What is expected: Write out every record below exactly as it appears.

Records with drawing code:
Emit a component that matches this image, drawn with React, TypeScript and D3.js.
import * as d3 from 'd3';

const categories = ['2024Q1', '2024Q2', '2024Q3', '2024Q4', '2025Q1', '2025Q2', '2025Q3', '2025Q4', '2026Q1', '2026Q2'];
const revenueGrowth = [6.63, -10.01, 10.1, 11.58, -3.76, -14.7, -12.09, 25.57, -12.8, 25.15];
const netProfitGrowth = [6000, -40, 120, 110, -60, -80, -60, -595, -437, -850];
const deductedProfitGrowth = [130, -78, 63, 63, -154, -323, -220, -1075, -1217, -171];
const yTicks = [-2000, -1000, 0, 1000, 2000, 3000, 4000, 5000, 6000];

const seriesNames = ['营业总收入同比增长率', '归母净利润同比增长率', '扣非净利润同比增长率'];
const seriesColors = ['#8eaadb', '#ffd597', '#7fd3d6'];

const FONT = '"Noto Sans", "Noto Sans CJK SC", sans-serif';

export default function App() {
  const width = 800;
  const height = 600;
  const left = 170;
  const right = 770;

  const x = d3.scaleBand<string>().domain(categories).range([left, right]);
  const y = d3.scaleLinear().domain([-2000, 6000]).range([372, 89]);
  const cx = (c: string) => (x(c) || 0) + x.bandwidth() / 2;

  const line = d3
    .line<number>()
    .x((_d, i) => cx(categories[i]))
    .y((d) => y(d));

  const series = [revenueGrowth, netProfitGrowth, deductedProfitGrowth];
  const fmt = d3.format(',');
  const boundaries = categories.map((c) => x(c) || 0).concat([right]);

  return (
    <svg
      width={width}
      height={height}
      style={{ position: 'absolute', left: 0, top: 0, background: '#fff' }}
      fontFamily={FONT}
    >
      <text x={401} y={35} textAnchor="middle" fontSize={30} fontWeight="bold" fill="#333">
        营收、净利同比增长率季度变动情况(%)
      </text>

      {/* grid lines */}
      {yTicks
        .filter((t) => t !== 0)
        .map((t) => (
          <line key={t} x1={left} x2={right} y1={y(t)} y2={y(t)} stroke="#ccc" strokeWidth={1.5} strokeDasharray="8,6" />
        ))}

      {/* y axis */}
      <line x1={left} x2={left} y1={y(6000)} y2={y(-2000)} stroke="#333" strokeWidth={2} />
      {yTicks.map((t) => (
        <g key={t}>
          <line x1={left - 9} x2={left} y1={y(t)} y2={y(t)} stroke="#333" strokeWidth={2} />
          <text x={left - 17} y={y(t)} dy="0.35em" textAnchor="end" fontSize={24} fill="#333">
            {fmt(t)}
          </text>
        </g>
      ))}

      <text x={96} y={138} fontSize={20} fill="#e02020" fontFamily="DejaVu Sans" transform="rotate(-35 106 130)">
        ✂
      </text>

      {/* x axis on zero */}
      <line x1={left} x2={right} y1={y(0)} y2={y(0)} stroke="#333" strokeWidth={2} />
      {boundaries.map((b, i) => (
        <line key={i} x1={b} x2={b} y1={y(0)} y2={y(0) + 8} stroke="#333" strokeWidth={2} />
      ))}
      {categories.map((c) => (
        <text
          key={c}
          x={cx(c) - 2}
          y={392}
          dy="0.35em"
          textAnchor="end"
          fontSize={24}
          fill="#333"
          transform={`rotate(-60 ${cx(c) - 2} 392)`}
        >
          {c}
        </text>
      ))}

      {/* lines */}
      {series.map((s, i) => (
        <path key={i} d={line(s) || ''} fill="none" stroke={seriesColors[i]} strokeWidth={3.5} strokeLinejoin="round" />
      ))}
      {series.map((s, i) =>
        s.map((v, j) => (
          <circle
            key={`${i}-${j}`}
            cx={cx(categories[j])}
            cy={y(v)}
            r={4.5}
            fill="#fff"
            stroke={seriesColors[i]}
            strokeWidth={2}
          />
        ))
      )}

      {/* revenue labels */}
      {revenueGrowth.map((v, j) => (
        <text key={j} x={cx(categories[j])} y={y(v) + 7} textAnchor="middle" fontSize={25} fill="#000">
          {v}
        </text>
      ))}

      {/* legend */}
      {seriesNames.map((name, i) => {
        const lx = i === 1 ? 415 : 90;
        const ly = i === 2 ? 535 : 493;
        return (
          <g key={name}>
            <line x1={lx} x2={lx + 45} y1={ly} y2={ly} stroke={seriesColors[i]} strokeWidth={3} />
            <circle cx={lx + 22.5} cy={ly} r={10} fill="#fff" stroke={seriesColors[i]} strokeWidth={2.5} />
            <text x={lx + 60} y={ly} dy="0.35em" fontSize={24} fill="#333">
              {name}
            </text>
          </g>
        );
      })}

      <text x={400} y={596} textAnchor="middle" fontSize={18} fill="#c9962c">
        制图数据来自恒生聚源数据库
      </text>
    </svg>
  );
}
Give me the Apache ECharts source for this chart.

Worked solution:
Emit a component that matches this image, drawn with React, TypeScript and D3.js.
import * as d3 from 'd3';

const categories = ['2024Q1', '2024Q2', '2024Q3', '2024Q4', '2025Q1', '2025Q2', '2025Q3', '2025Q4', '2026Q1', '2026Q2'];
const revenueGrowth = [6.63, -10.01, 10.1, 11.58, -3.76, -14.7, -12.09, 25.57, -12.8, 25.15];
const netProfitGrowth = [6000, -40, 120, 110, -60, -80, -60, -595, -437, -850];
const deductedProfitGrowth = [130, -78, 63, 63, -154, -323, -220, -1075, -1217, -171];
const yTicks = [-2000, -1000, 0, 1000, 2000, 3000, 4000, 5000, 6000];

const seriesNames = ['营业总收入同比增长率', '归母净利润同比增长率', '扣非净利润同比增长率'];
const seriesColors = ['#8eaadb', '#ffd597', '#7fd3d6'];

const FONT = '"Noto Sans", "Noto Sans CJK SC", sans-serif';

export default function App() {
  const width = 800;
  const height = 600;
  const left = 170;
  const right = 770;

  const x = d3.scaleBand<string>().domain(categories).range([left, right]);
  const y = d3.scaleLinear().domain([-2000, 6000]).range([372, 89]);
  const cx = (c: string) => (x(c) || 0) + x.bandwidth() / 2;

  const line = d3
    .line<number>()
    .x((_d, i) => cx(categories[i]))
    .y((d) => y(d));

  const series = [revenueGrowth, netProfitGrowth, deductedProfitGrowth];
  const fmt = d3.format(',');
  const boundaries = categories.map((c) => x(c) || 0).concat([right]);

  return (
    <svg
      width={width}
      height={height}
      style={{ position: 'absolute', left: 0, top: 0, background: '#fff' }}
      fontFamily={FONT}
    >
      <text x={401} y={35} textAnchor="middle" fontSize={30} fontWeight="bold" fill="#333">
        营收、净利同比增长率季度变动情况(%)
      </text>

      {/* grid lines */}
      {yTicks
        .filter((t) => t !== 0)
        .map((t) => (
          <line key={t} x1={left} x2={right} y1={y(t)} y2={y(t)} stroke="#ccc" strokeWidth={1.5} strokeDasharray="8,6" />
        ))}

      {/* y axis */}
      <line x1={left} x2={left} y1={y(6000)} y2={y(-2000)} stroke="#333" strokeWidth={2} />
      {yTicks.map((t) => (
        <g key={t}>
          <line x1={left - 9} x2={left} y1={y(t)} y2={y(t)} stroke="#333" strokeWidth={2} />
          <text x={left - 17} y={y(t)} dy="0.35em" textAnchor="end" fontSize={24} fill="#333">
            {fmt(t)}
          </text>
        </g>
      ))}

      <text x={96} y={138} fontSize={20} fill="#e02020" fontFamily="DejaVu Sans" transform="rotate(-35 106 130)">
        ✂
      </text>

      {/* x axis on zero */}
      <line x1={left} x2={right} y1={y(0)} y2={y(0)} stroke="#333" strokeWidth={2} />
      {boundaries.map((b, i) => (
        <line key={i} x1={b} x2={b} y1={y(0)} y2={y(0) + 8} stroke="#333" strokeWidth={2} />
      ))}
      {categories.map((c) => (
        <text
          key={c}
          x={cx(c) - 2}
          y={392}
          dy="0.35em"
          textAnchor="end"
          fontSize={24}
          fill="#333"
          transform={`rotate(-60 ${cx(c) - 2} 392)`}
        >
          {c}
        </text>
      ))}

      {/* lines */}
      {series.map((s, i) => (
        <path key={i} d={line(s) || ''} fill="none" stroke={seriesColors[i]} strokeWidth={3.5} strokeLinejoin="round" />
      ))}
      {series.map((s, i) =>
        s.map((v, j) => (
          <circle
            key={`${i}-${j}`}
            cx={cx(categories[j])}
            cy={y(v)}
            r={4.5}
            fill="#fff"
            stroke={seriesColors[i]}
            strokeWidth={2}
          />
        ))
      )}

      {/* revenue labels */}
      {revenueGrowth.map((v, j) => (
        <text key={j} x={cx(categories[j])} y={y(v) + 7} textAnchor="middle" fontSize={25} fill="#000">
          {v}
        </text>
      ))}

      {/* legend */}
      {seriesNames.map((name, i) => {
        const lx = i === 1 ? 415 : 90;
        const ly = i === 2 ? 535 : 493;
        return (
          <g key={name}>
            <line x1={lx} x2={lx + 45} y1={ly} y2={ly} stroke={seriesColors[i]} strokeWidth={3} />
            <circle cx={lx + 22.5} cy={ly} r={10} fill="#fff" stroke={seriesColors[i]} strokeWidth={2.5} />
            <text x={lx + 60} y={ly} dy="0.35em" fontSize={24} fill="#333">
              {name}
            </text>
          </g>
        );
      })}

      <text x={400} y={596} textAnchor="middle" fontSize={18} fill="#c9962c">
        制图数据来自恒生聚源数据库
      </text>
    </svg>
  );
}
Give me the Apache ECharts source for this chart.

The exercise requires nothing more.